S'il est empreint de bons sentiments émouvants, quoique parfois faciles (on pense à ce beau final un peu niais), ce n'est pas pour cela que l'on retiendra The Danish Girl.
Si sa mise en scène, photographique, avec ses ambiances froides, ses décors subliles et ses riches costumes, avec aussi ses jeux de flous, d'angles larges, de lumières et de gros plans, et avec enfin la jolie partition d'Alexandre Desplat, est remarquable, et donnant à l'ensemble sa beauté, ce n'est toujours pas pour cela que l'on retiendra The Danish Girl.
Si l'on retiendra The Danish Girl c'est pour le traitement qui est réservé à l'histoire, osé, engagé, très réussi grâce à une originalité et une noirceur de ton. On est loin du film trop lisse et sage qu'une campagne marketing pouvait laisser supposer. Tom Hooper, avec ses talent de directeurs d'acteurs met en scène cette histoire et la transforme petit à petit en récit d'une aliénation, presque d'une schizophrénie, qui se fait alibi à un désir plus intime, plus profond.
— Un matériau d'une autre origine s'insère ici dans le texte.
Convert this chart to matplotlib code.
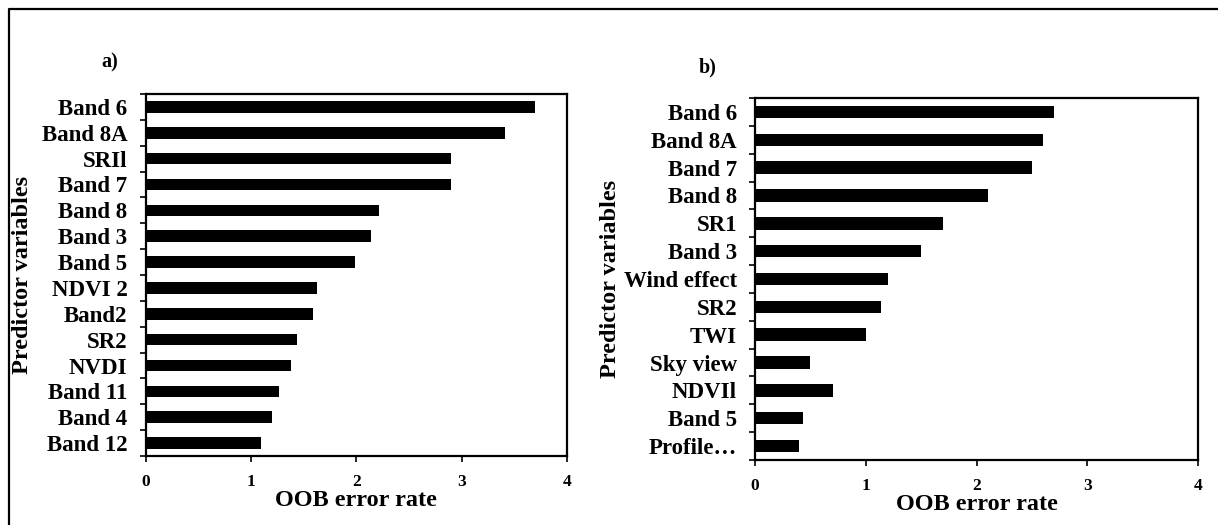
import matplotlib
matplotlib.use("Agg")
import matplotlib.pyplot as plt
from matplotlib.lines import Line2D
import numpy as np

# variable importance, top to bottom
vars_a = ["Band 6", "Band 8A", "SRIl", "Band 7", "Band 8", "Band 3", "Band 5",
          "NDVI 2", "Band2", "SR2", "NVDI", "Band 11", "Band 4", "Band 12"]
oob_a = [3.70, 3.41, 2.90, 2.90, 2.22, 2.14, 1.99, 1.63, 1.59, 1.44, 1.38, 1.27, 1.20, 1.10]

vars_b = ["Band 6", "Band 8A", "Band 7", "Band 8", "SR1", "Band 3", "Wind effect",
          "SR2", "TWI", "Sky view", "NDVIl", "Band 5", "Profile\u2026"]
oob_b = [2.70, 2.60, 2.50, 2.10, 1.70, 1.50, 1.20, 1.14, 1.00, 0.50, 0.70, 0.43, 0.40]

xticks = [0, 1, 2, 3, 4]

plt.rcParams["font.family"] = ["Liberation Serif", "DejaVu Serif"]
plt.rcParams["font.weight"] = "bold"

W, H = 1218, 525
fig = plt.figure(figsize=(W / 100, H / 100), dpi=100)


def px_axes(x0, y0, x1, y1):
    return fig.add_axes([x0 / W, 1 - y1 / H, (x1 - x0) / W, (y1 - y0) / H])


def draw_panel(ax, names, vals, bar_h, ylab_x):
    n = len(names)
    pos = np.arange(n)
    ax.barh(pos, vals, height=bar_h, color="black")
    ax.set_ylim(n - 0.5, -0.5)
    ax.set_xlim(0, 4)
    ax.set_xticks(xticks)
    ax.set_xticklabels([str(t) for t in xticks], fontsize=12.5, fontweight="bold")
    ax.set_yticks(pos)
    ax.set_yticklabels(names, fontsize=16.5, fontweight="bold")
    ax.set_yticks(np.arange(n + 1) - 0.5, minor=True)
    ax.tick_params(axis="y", which="major", length=0, pad=13)
    ax.tick_params(axis="y", which="minor", length=4, width=1.2, direction="out")
    ax.tick_params(axis="x", length=4, width=1.2, direction="out", pad=9)
    for s in ax.spines.values():
        s.set_linewidth(1.6)
    ax.set_xlabel("OOB error rate", fontsize=17.5, fontweight="bold", labelpad=0)
    ax.set_ylabel("Predictor variables", fontsize=17.5, fontweight="bold")
    ax.yaxis.set_label_coords(ylab_x, 0.5)


ax_a = px_axes(145.6, 94, 567, 456)
draw_panel(ax_a, vars_a, oob_a, 0.45, -0.267)

ax_b = px_axes(755, 98, 1198, 460)
draw_panel(ax_b, vars_b, oob_b, 0.45, -0.302)

fig.text(110 / W, 1 - 62 / H, "a)", fontsize=14.5, fontweight="bold", ha="center", va="center")
fig.text(708 / W, 1 - 67 / H, "b)", fontsize=14.5, fontweight="bold", ha="center", va="center")

# outer frame (top and left edges only fall inside the canvas)
fig.add_artist(Line2D([9 / W, 9 / W, 1.01], [-0.01, 1 - 9 / H, 1 - 9 / H],
                      transform=fig.transFigure, color="black", linewidth=1.6))

fig.savefig("out.png", dpi=100)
On est aussi loin du film criard et faussement engagé qui ferait souffler à tout moment son vent contestataire. Non, Tom Hooper fait même de son film un troublant et malsain jeu sexuel qui dérape petit à petit. Plaçant au coeur de son intrigue non, comme on pourrait le supposer, le personnage, double, qu'interprète avec délicatesse le totalement métamorphosé Eddie Redmayne, face auquel tient tête la délicieuse Alicia Vikander, toute aussi importante que le personnage principal et qui mérite son oscar pour ce rôle où elle est tout bonnement exceptionnelle, mais bien le couple.
On pense à Une Nouvelle Amie, dans l'aspect malsain de la métamorphose, dont *Tom Hoope*r ne censure pas les difficultés (une sexualité assez crue, le corps montré comme tel, mais toujours avec une certaine pudeur). Mais le film, comparé à son instar français, se fait vite plus mélancolique et grave dans sa seconde moitié, même un peu long vers la fin, sans que pour autant l'histoire en pâtisse. On reste passionné par le destin de ce jeune homme, précurseur d'un mouvement aujourd'hui toujours aussi décrié.
Heureusement le film évite à merveille l’écueil politique, le message revendicateur et le parallèle avec notre société actuelle, sans pour autant réduire à néant toute forme de message ; ainsi, c'est dans le générique, qu'avec la plus grande des malices, le réalisateur nous indique qu'Eddie Redmayne n'a pas interprété Einar Wegener, le peintre, mais bien Lili, la femme.